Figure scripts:

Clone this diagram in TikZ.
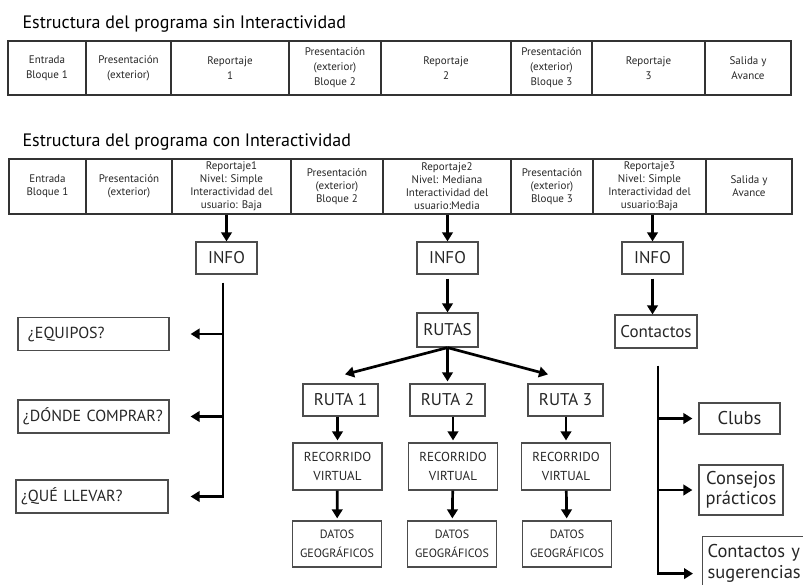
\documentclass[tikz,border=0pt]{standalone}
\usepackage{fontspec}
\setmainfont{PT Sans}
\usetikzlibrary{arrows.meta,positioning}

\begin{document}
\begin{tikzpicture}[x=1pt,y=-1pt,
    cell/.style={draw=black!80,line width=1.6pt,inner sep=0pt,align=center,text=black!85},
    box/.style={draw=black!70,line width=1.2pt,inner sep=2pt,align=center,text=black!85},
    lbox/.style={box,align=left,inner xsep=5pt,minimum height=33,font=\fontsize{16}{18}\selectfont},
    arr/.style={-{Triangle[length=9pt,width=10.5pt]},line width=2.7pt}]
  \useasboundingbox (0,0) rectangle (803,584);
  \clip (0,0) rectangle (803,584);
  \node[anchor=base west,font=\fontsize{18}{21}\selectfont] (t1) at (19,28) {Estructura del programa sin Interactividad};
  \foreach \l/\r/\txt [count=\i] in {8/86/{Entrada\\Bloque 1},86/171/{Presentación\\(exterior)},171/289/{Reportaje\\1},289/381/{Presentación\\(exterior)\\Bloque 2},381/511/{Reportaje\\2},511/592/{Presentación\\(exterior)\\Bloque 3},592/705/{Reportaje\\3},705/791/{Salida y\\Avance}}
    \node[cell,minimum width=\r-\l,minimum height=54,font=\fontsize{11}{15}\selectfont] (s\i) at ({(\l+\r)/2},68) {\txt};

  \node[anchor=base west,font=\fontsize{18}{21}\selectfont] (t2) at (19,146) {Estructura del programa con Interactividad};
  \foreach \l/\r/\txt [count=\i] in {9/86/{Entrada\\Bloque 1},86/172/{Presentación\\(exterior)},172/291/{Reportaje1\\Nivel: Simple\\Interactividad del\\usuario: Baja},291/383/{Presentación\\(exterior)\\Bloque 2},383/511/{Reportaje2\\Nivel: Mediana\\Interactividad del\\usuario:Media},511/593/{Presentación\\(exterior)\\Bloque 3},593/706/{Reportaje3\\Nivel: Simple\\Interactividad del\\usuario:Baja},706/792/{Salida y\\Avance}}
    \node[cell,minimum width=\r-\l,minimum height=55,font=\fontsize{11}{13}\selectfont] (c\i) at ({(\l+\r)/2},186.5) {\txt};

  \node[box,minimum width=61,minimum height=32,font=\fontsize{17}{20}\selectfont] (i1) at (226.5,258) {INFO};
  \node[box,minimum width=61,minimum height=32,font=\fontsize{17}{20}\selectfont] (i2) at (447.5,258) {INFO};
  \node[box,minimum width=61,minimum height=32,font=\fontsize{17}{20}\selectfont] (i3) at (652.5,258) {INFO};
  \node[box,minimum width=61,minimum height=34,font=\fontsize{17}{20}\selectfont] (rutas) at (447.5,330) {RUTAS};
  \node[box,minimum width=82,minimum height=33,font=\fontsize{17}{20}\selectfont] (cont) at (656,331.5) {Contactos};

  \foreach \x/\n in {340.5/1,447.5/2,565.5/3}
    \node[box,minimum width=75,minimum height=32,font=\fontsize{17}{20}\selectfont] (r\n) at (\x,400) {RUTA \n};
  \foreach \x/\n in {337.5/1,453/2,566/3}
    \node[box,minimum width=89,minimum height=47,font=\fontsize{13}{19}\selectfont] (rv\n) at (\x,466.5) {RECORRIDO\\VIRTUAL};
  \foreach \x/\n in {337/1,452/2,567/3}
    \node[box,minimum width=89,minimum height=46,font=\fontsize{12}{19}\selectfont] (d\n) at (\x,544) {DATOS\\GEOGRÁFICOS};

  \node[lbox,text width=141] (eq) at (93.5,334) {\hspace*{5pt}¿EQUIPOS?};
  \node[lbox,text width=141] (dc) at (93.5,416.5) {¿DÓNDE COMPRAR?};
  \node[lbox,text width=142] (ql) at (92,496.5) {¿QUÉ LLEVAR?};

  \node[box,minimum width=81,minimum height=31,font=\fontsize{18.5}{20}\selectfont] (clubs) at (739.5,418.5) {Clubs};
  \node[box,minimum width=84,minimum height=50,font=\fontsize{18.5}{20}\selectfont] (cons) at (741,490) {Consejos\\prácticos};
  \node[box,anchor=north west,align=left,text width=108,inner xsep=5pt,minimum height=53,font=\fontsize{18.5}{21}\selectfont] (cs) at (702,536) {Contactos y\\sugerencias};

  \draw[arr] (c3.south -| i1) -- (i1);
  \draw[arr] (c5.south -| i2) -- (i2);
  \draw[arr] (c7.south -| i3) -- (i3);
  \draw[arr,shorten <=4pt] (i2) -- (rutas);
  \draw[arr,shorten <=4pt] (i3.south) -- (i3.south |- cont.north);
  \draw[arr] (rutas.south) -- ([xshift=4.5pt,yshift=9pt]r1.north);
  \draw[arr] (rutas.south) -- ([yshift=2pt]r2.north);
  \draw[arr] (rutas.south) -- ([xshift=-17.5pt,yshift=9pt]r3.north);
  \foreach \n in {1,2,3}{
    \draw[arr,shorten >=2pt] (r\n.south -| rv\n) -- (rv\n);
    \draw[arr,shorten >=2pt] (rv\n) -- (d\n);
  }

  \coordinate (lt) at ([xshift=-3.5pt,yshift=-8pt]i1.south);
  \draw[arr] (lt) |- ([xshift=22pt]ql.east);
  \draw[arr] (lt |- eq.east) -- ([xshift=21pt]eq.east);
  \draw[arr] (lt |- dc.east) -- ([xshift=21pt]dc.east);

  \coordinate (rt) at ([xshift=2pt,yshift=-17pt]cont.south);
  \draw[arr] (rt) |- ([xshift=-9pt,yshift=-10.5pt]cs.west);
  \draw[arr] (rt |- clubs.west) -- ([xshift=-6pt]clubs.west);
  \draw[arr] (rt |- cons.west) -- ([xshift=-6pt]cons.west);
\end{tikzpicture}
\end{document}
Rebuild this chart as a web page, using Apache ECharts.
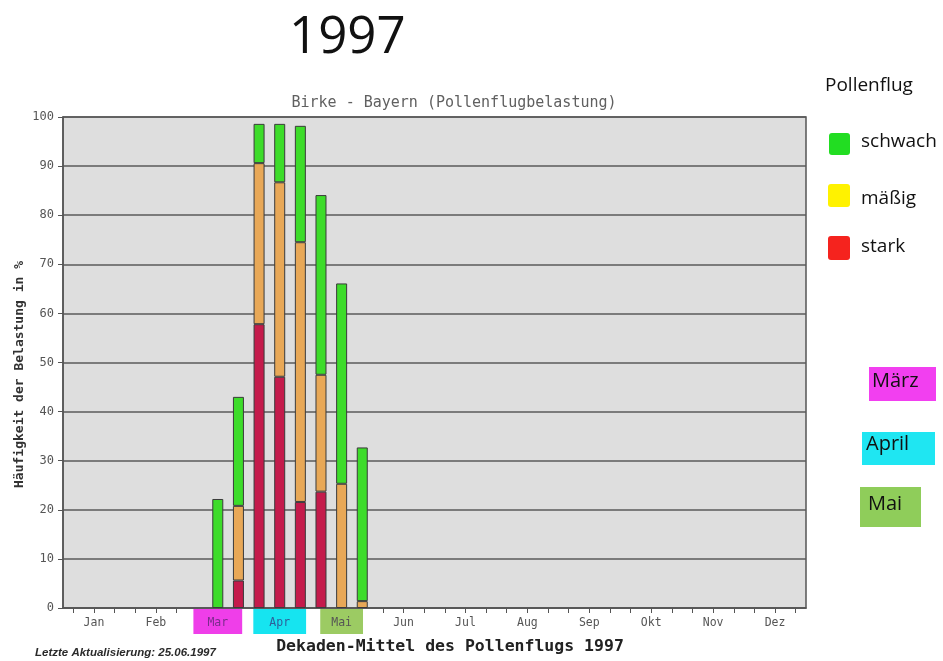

■ Your objective:
With the pictures left out, transcribe the material exactly.

■ Answer to this problem:
Clone this diagram in TikZ.
\documentclass[tikz,border=0pt]{standalone}
\usepackage{fontspec}
\setmainfont{PT Sans}
\usetikzlibrary{arrows.meta,positioning}

\begin{document}
\begin{tikzpicture}[x=1pt,y=-1pt,
    cell/.style={draw=black!80,line width=1.6pt,inner sep=0pt,align=center,text=black!85},
    box/.style={draw=black!70,line width=1.2pt,inner sep=2pt,align=center,text=black!85},
    lbox/.style={box,align=left,inner xsep=5pt,minimum height=33,font=\fontsize{16}{18}\selectfont},
    arr/.style={-{Triangle[length=9pt,width=10.5pt]},line width=2.7pt}]
  \useasboundingbox (0,0) rectangle (803,584);
  \clip (0,0) rectangle (803,584);
  \node[anchor=base west,font=\fontsize{18}{21}\selectfont] (t1) at (19,28) {Estructura del programa sin Interactividad};
  \foreach \l/\r/\txt [count=\i] in {8/86/{Entrada\\Bloque 1},86/171/{Presentación\\(exterior)},171/289/{Reportaje\\1},289/381/{Presentación\\(exterior)\\Bloque 2},381/511/{Reportaje\\2},511/592/{Presentación\\(exterior)\\Bloque 3},592/705/{Reportaje\\3},705/791/{Salida y\\Avance}}
    \node[cell,minimum width=\r-\l,minimum height=54,font=\fontsize{11}{15}\selectfont] (s\i) at ({(\l+\r)/2},68) {\txt};

  \node[anchor=base west,font=\fontsize{18}{21}\selectfont] (t2) at (19,146) {Estructura del programa con Interactividad};
  \foreach \l/\r/\txt [count=\i] in {9/86/{Entrada\\Bloque 1},86/172/{Presentación\\(exterior)},172/291/{Reportaje1\\Nivel: Simple\\Interactividad del\\usuario: Baja},291/383/{Presentación\\(exterior)\\Bloque 2},383/511/{Reportaje2\\Nivel: Mediana\\Interactividad del\\usuario:Media},511/593/{Presentación\\(exterior)\\Bloque 3},593/706/{Reportaje3\\Nivel: Simple\\Interactividad del\\usuario:Baja},706/792/{Salida y\\Avance}}
    \node[cell,minimum width=\r-\l,minimum height=55,font=\fontsize{11}{13}\selectfont] (c\i) at ({(\l+\r)/2},186.5) {\txt};

  \node[box,minimum width=61,minimum height=32,font=\fontsize{17}{20}\selectfont] (i1) at (226.5,258) {INFO};
  \node[box,minimum width=61,minimum height=32,font=\fontsize{17}{20}\selectfont] (i2) at (447.5,258) {INFO};
  \node[box,minimum width=61,minimum height=32,font=\fontsize{17}{20}\selectfont] (i3) at (652.5,258) {INFO};
  \node[box,minimum width=61,minimum height=34,font=\fontsize{17}{20}\selectfont] (rutas) at (447.5,330) {RUTAS};
  \node[box,minimum width=82,minimum height=33,font=\fontsize{17}{20}\selectfont] (cont) at (656,331.5) {Contactos};

  \foreach \x/\n in {340.5/1,447.5/2,565.5/3}
    \node[box,minimum width=75,minimum height=32,font=\fontsize{17}{20}\selectfont] (r\n) at (\x,400) {RUTA \n};
  \foreach \x/\n in {337.5/1,453/2,566/3}
    \node[box,minimum width=89,minimum height=47,font=\fontsize{13}{19}\selectfont] (rv\n) at (\x,466.5) {RECORRIDO\\VIRTUAL};
  \foreach \x/\n in {337/1,452/2,567/3}
    \node[box,minimum width=89,minimum height=46,font=\fontsize{12}{19}\selectfont] (d\n) at (\x,544) {DATOS\\GEOGRÁFICOS};

  \node[lbox,text width=141] (eq) at (93.5,334) {\hspace*{5pt}¿EQUIPOS?};
  \node[lbox,text width=141] (dc) at (93.5,416.5) {¿DÓNDE COMPRAR?};
  \node[lbox,text width=142] (ql) at (92,496.5) {¿QUÉ LLEVAR?};

  \node[box,minimum width=81,minimum height=31,font=\fontsize{18.5}{20}\selectfont] (clubs) at (739.5,418.5) {Clubs};
  \node[box,minimum width=84,minimum height=50,font=\fontsize{18.5}{20}\selectfont] (cons) at (741,490) {Consejos\\prácticos};
  \node[box,anchor=north west,align=left,text width=108,inner xsep=5pt,minimum height=53,font=\fontsize{18.5}{21}\selectfont] (cs) at (702,536) {Contactos y\\sugerencias};

  \draw[arr] (c3.south -| i1) -- (i1);
  \draw[arr] (c5.south -| i2) -- (i2);
  \draw[arr] (c7.south -| i3) -- (i3);
  \draw[arr,shorten <=4pt] (i2) -- (rutas);
  \draw[arr,shorten <=4pt] (i3.south) -- (i3.south |- cont.north);
  \draw[arr] (rutas.south) -- ([xshift=4.5pt,yshift=9pt]r1.north);
  \draw[arr] (rutas.south) -- ([yshift=2pt]r2.north);
  \draw[arr] (rutas.south) -- ([xshift=-17.5pt,yshift=9pt]r3.north);
  \foreach \n in {1,2,3}{
    \draw[arr,shorten >=2pt] (r\n.south -| rv\n) -- (rv\n);
    \draw[arr,shorten >=2pt] (rv\n) -- (d\n);
  }

  \coordinate (lt) at ([xshift=-3.5pt,yshift=-8pt]i1.south);
  \draw[arr] (lt) |- ([xshift=22pt]ql.east);
  \draw[arr] (lt |- eq.east) -- ([xshift=21pt]eq.east);
  \draw[arr] (lt |- dc.east) -- ([xshift=21pt]dc.east);

  \coordinate (rt) at ([xshift=2pt,yshift=-17pt]cont.south);
  \draw[arr] (rt) |- ([xshift=-9pt,yshift=-10.5pt]cs.west);
  \draw[arr] (rt |- clubs.west) -- ([xshift=-6pt]clubs.west);
  \draw[arr] (rt |- cons.west) -- ([xshift=-6pt]cons.west);
\end{tikzpicture}
\end{document}
Rebuild this chart as a web page, using Apache ECharts.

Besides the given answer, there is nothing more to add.